Using the grandchildren’s ideas, he showed our son how to cut the wood and make a little wooden car.
If big sister gets to make a car with Grandpa, then so does little brother. One evening my husband mentioned he had supervised the two-year-old painting his Pinewood Derby car. “It’s the first time I ever saw anyone paint a car with fingernail polish. It makes a shiny car though. When he got tired of painting it, he dumped the rest of the polish on the car. I made him spread it around.”


He returned to tightening loose screws on electrical receptacles, taking down loose pieces of wire and responding to the pre-schooler’s demand, “Tell me another story, Grandpa.” She likes to hear about Grandpa growing up, Grandpa fixing the house in Indiana and anything else Grandpa may want to tell her.


Naptime called her away and he headed downstairs to work on replacing glass in the basement windows and fitting silicon in tiny corners where air might escape.
On my son’s days off they tackled the fence: cutting back the shrubbery, replacing the bent parts and shoring up the rest.
Because they had to be out of the little yellow house long before their bigger white house was ready, they began packing and moving furniture into storage. My husband returned from a moving trip expecting to pack another load of packed boxes. Nothing had been done. Everything had stopped. A close friend’s child had unexpectedly died while asleep. Phone calls and visits had to be made, funeral attended and time set aside to discuss how to tell their children why their little friend would no longer come to play. While the young couple and their friends sorted through their shocking loss, my husband stayed with the grandchildren and quietly worked on minor repairs for the next few days. Following the funeral, he met my son’s family and their other grandfather at a restaurant for a family dinner to celebrate our granddaughter’s fifth birthday.
My husband moved his departure date back another few days as they hunkered down to complete the tasks.
The inspector came and studied everything. “You need to have these holes filled in, they are fire tunnels if there is a fire and you need to …” he listed several items. “But because I can see that this guy,” he pointed to my husband “looks like he knows what he is doing, I am going to pass you so I won’t have to come back out.”
“This guy” fixed the hole around the ceiling fan, put insulation in some places and cleared more plants from the yard.

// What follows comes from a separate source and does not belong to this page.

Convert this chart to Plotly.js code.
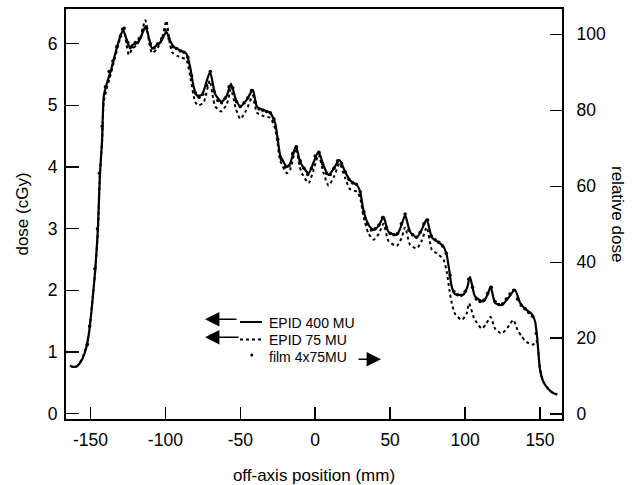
<!DOCTYPE html>
<html>
<head>
<meta charset="utf-8">
<script src="https://cdn.plot.ly/plotly-3.0.1.min.js"></script>
<style>html,body{margin:0;padding:0;background:#fff;}#chart{width:638px;height:485px;}</style>
</head>
<body>
<div id="chart"></div>
<script>
// ---- data (off-axis position in mm, dose in cGy) ----
const epid400X = [-163.5,-162,-159,-156,-153,-151,-149.5,-148,-146.7,-145,-143.7,-142.2,-141.1,-139,-136.5,-134.4,-131,-128.2,-126,-123.5,-122,-119,-116.7,-113.3,-111,-108.9,-106,-103.3,-99.3,-97,-94.4,-90,-86,-83.3,-81.1,-78.9,-75.6,-70.2,-66.7,-62.5,-59,-56.2,-53,-50,-46,-41.6,-38.9,-34,-30,-26.7,-25,-23.3,-18.9,-16.7,-12.9,-10.5,-8.9,-4.4,-1,2.2,5.6,8.9,12.5,16.2,20,23.3,27.8,30,32.2,35.6,38.9,42.5,45.6,48.9,54.4,57.5,60,63.3,67.8,71,74.4,77.8,81.1,85.6,87.8,89.6,91.1,93.3,98.9,101.5,103.3,106.7,112.2,115,117.1,120,124.4,129,133.3,136.7,140,144.4,146.7,148.2,149,150,152.2,155.6,158.5,161.5];
const epid400Y = [0.78,0.76,0.77,0.86,1.05,1.30,1.62,2.00,2.36,3.00,3.87,4.44,5.15,5.36,5.55,5.75,6.05,6.22,6.08,5.92,5.98,6.01,6.08,6.28,6.10,5.92,5.97,6.02,6.19,6.05,5.95,5.89,5.84,5.60,5.30,5.16,5.17,5.54,5.18,5.06,5.16,5.35,5.10,4.98,5.08,5.25,4.98,4.92,4.88,4.71,4.45,4.19,4.00,4.06,4.34,4.12,4.03,3.90,4.08,4.25,4.02,3.87,3.98,4.11,3.92,3.78,3.71,3.60,3.30,3.06,2.98,3.05,3.19,2.95,2.90,3.05,3.22,2.95,2.86,2.98,3.15,2.86,2.80,2.71,2.57,2.30,2.06,1.94,1.93,2.05,2.22,1.90,1.82,1.93,2.06,1.80,1.76,1.88,2.01,1.80,1.70,1.62,1.50,1.22,0.98,0.72,0.52,0.40,0.34,0.31];

const epid75X = [-163.5,-162,-159,-156,-153,-151,-149.5,-148,-146.7,-145,-143.7,-142.2,-141.1,-139,-136.5,-134.4,-131,-128.2,-126,-124.4,-122,-119,-116.7,-113.3,-111,-108.9,-106,-104.4,-102,-99.3,-97,-95.5,-92,-90,-86,-83.3,-80,-77.8,-74.4,-70.4,-68,-66.7,-62.7,-59,-56.2,-53,-50,-46,-41.6,-38.9,-34,-30,-26.7,-25,-23.3,-18.9,-16.7,-12.9,-10.5,-8.9,-4.4,-1,2.2,5.6,8.9,12.5,16.2,20,23.3,27.8,30,32.2,35.6,38.9,42.5,45.6,48.9,54.4,57.5,60,63.3,67.8,71,74.4,77.8,81.1,85.6,87.8,89.6,91.1,93.3,97.8,101,102.7,106,111.1,114,117.1,120,124.4,128.5,132.2,135,137.8,141.1,145.6,147.2,148.2,149,150,152.2,155.6,158.5,161.5];
const epid75Y = [0.78,0.76,0.77,0.87,1.07,1.32,1.63,2.00,2.34,2.98,3.85,4.42,5.05,5.28,5.50,5.70,6.02,6.28,6.00,5.82,5.92,5.98,6.10,6.38,6.05,5.85,5.90,5.96,6.10,6.37,6.00,5.86,5.80,5.78,5.74,5.45,5.05,5.00,5.05,5.40,5.10,4.98,4.90,5.02,5.26,4.95,4.78,4.92,5.16,4.88,4.82,4.80,4.62,4.36,4.10,3.90,3.96,4.30,4.02,3.90,3.74,3.96,4.20,3.90,3.70,3.84,4.06,3.82,3.64,3.60,3.50,3.20,2.92,2.82,2.92,3.08,2.80,2.72,2.84,3.02,2.74,2.68,2.80,3.02,2.66,2.60,2.50,2.30,2.00,1.80,1.62,1.52,1.62,1.79,1.55,1.38,1.45,1.57,1.38,1.30,1.40,1.52,1.36,1.25,1.16,1.12,1.18,1.15,0.98,0.72,0.52,0.40,0.34,0.31];

const filmX = [-152,-150.5,-147,-145.3,-144,-142.2,-140,-137.5,-135,-132.5,-130,-127.5,-125,-122.5,-120,-117.5,-115,-112.5,-110,-107.5,-105,-102.5,-100,-97.5,-95,-92.5,-90,-87.5,-85,-82.5,-80,-77.5,-75,-72.5,-70,-67.5,-65,-62.5,-60,-57.5,-55,-52.5,-50,-47.5,-45,-42.5,-40,-37.5,-35,-32.5,-30,-27.5,-25,-22.5,-20,-17.5,-15,-12.5,-10,-7.5,-5,-2.5,0,2.5,5,7.5,10,12.5,15,17.5,20,22.5,25,27.5,30,32.5,35,37.5,40,42.5,45,47.5,50,52.5,55,57.5,60,62.5,65,67.5,70,72.5,75,77.5,80,82.5,85,87.5,90,92.5,95,97.5,100,102.5,105,107.5,110,112.5,115,117.5,120,122.5,125,127.5,130,132.5,135,137.5,140,142.5,145,147.5];
const filmY = [1.12,1.42,2.35,3.00,3.90,4.66,5.30,5.55,5.72,5.95,6.12,6.25,6.02,5.95,6.02,6.08,6.22,6.25,6.00,5.93,6.00,6.08,6.22,6.08,5.95,5.92,5.88,5.86,5.78,5.48,5.20,5.13,5.18,5.32,5.55,5.22,5.08,5.04,5.12,5.30,5.28,5.06,4.98,5.04,5.12,5.24,5.05,4.94,4.92,4.90,4.88,4.78,4.45,4.12,4.00,4.02,4.22,4.33,4.10,3.98,3.88,3.98,4.18,4.24,4.05,3.90,3.88,3.98,4.10,4.06,3.92,3.80,3.74,3.72,3.60,3.28,3.08,2.98,3.00,3.06,3.18,3.02,2.92,2.90,2.92,3.08,3.24,2.98,2.90,2.86,2.94,3.08,3.14,2.88,2.82,2.78,2.72,2.60,2.25,1.98,1.93,1.92,1.98,2.18,2.05,1.86,1.82,1.84,1.95,2.05,1.82,1.77,1.78,1.86,1.94,2.00,1.86,1.76,1.70,1.64,1.58,1.30];

const xTickVals = [-150,-100,-50,0,50,100,150];
const xTickText = ['-150','-100','-50','0','50','100','150'];
const yTickVals = [0,1,2,3,4,5,6];
const y2TickVals = [0,20,40,60,80,100];
const legendLabels = ['EPID 400 MU','EPID 75 MU','film 4x75MU'];
const y2Title = 'relative dose';

// ---- plot ----
const FONT = '"Liberation Sans", Arial, Helvetica, sans-serif';
const L = 66, R = 562, T = 9, B = 419, W = 638, H = 485;
const px = v => (v - L) / (R - L);
const py = v => (B - v) / (B - T);

const traces = [
  {x: epid400X, y: epid400Y, type: 'scatter', mode: 'lines', name: legendLabels[0],
   line: {color: '#000', width: 2.2, shape: 'spline', smoothing: 0.6}},
  {x: epid75X, y: epid75Y, type: 'scatter', mode: 'lines', name: legendLabels[1],
   line: {color: '#000', width: 2, dash: '3px,3px', shape: 'spline', smoothing: 0.6}},
  {x: filmX, y: filmY, type: 'scatter', mode: 'markers', name: legendLabels[2],
   marker: {color: '#000', size: 3.5}},
  // empty trace that only registers the right-hand relative-dose axis
  {x: [], y: [], type: 'scatter', mode: 'lines', yaxis: 'y2', showlegend: false, hoverinfo: 'skip'}
];

const axCommon = {
  ticks: 'inside', tickcolor: '#000', tickwidth: 1.5, showline: true, linecolor: '#000',
  linewidth: 2, showgrid: false, zeroline: false, tickfont: {family: FONT, size: 17.5, color: '#000'}
};

const layout = {
  width: W, height: H,
  margin: {l: L, r: W - R, t: T, b: H - B, pad: 0},
  paper_bgcolor: '#fff', plot_bgcolor: '#fff',
  showlegend: false,
  font: {family: FONT, color: '#000'},
  xaxis: Object.assign({}, axCommon, {
    range: [-166.3, 164.7], tickmode: 'array', tickvals: xTickVals, ticktext: xTickText,
    ticklen: 12, mirror: true, ticklabelstandoff: 4,
    title: {text: 'off-axis position (mm)', font: {family: FONT, size: 17, color: '#000'}, standoff: 22}
  }),
  yaxis: Object.assign({}, axCommon, {
    range: [-0.086, 6.562], tickmode: 'array', tickvals: yTickVals, ticklen: 13, mirror: true,
    ticklabelstandoff: 3,
    title: {text: 'dose (cGy)', font: {family: FONT, size: 17, color: '#000'}, standoff: 15}
  }),
  yaxis2: Object.assign({}, axCommon, {
    range: [-1.26, 106.66], tickmode: 'array', tickvals: y2TickVals, ticklen: 12,
    overlaying: 'y', side: 'right', ticklabelstandoff: 9
  }),
  shapes: [
    {type: 'line', xref: 'paper', yref: 'paper', x0: px(240), x1: px(262), y0: py(322), y1: py(322),
     line: {color: '#000', width: 2}},
    {type: 'line', xref: 'paper', yref: 'paper', x0: px(240), x1: px(262), y0: py(339.5), y1: py(339.5),
     line: {color: '#000', width: 2, dash: '3px,3px'}},
    {type: 'circle', xref: 'paper', yref: 'paper', x0: px(250.3), x1: px(253.3), y0: py(353.5), y1: py(356.5),
     fillcolor: '#000', line: {color: '#000', width: 0}}
  ],
  annotations: [
    {xref: 'paper', yref: 'paper', x: px(618), y: py(214), xanchor: 'center', yanchor: 'middle', showarrow: false,
     textangle: 90, text: y2Title, font: {family: FONT, size: 17, color: '#000'}},
    {xref: 'paper', yref: 'paper', x: px(267), y: py(322.5), xanchor: 'left', yanchor: 'middle', showarrow: false,
     text: legendLabels[0], font: {family: FONT, size: 14, color: '#000'}},
    {xref: 'paper', yref: 'paper', x: px(267), y: py(339.5), xanchor: 'left', yanchor: 'middle', showarrow: false,
     text: legendLabels[1], font: {family: FONT, size: 14, color: '#000'}},
    {xref: 'paper', yref: 'paper', x: px(267), y: py(356.5), xanchor: 'left', yanchor: 'middle', showarrow: false,
     text: legendLabels[2], font: {family: FONT, size: 14, color: '#000'}},
    {xref: 'paper', yref: 'paper', x: px(205), y: py(319.3), ax: 33, ay: 0, text: '', showarrow: true,
     arrowhead: 2, arrowsize: 1.8, arrowwidth: 1.6, arrowcolor: '#000'},
    {xref: 'paper', yref: 'paper', x: px(205), y: py(337.3), ax: 35, ay: 0, text: '', showarrow: true,
     arrowhead: 2, arrowsize: 1.8, arrowwidth: 1.6, arrowcolor: '#000'},
    {xref: 'paper', yref: 'paper', x: px(381), y: py(359.3), ax: -24, ay: 0, text: '', showarrow: true,
     arrowhead: 2, arrowsize: 1.8, arrowwidth: 1.6, arrowcolor: '#000'}
  ]
};

Plotly.newPlot('chart', traces, layout, {staticPlot: true, displayModeBar: false});
</script>
</body>
</html>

That night my husband assured me that he would be home after he helped complete the storing of everything, including his bed. Meanwhile, they needed his van to help them move.
They packed and moved the rest of their furniture and belongings into two storage units and a family member’s garage. Rather than pay $90 to have someone build a box to safely move their flat screen TV, the men went to the lumber yard, bought a sheet of Styrofoam and built one themselves.
He called one night from a hotel room and said he would return after he went by the house to finish up one more task. He lied. The task took longer and turned into more tasks. He slept at the house on the air mattress and kept working.
The bank called with good news: the closing would probably be moved up to noon on the Friday after they left the yellow house on Wednesday. They would not have to wait a week or two to sign and then move.


This was great timing because my daughter’s family had planned to visit that exact weekend. They just did not know until Thursday afternoon that they would have a house to stay in during their planned mid-winter school break, plus they could help with the move. Friday evening and all day Saturday, adults hauled in boxes, unpacked dishes and set up beds while the little cousins explored the empty corners of the quickly filling house.


Sunday afternoon my husband watched his granddaughter win a trophy at the Pinewood Derby race and at 2 a.m. Monday, he slipped out of the house and arrived in time for us to have lunch together home – three weeks and four days after he left to help the family for a couple of weeks.


And, I know exactly what he said as he crawled into bed for an afternoon nap, “Ahhh, it feels so good to sleep in my own bed.” I’m sure it did.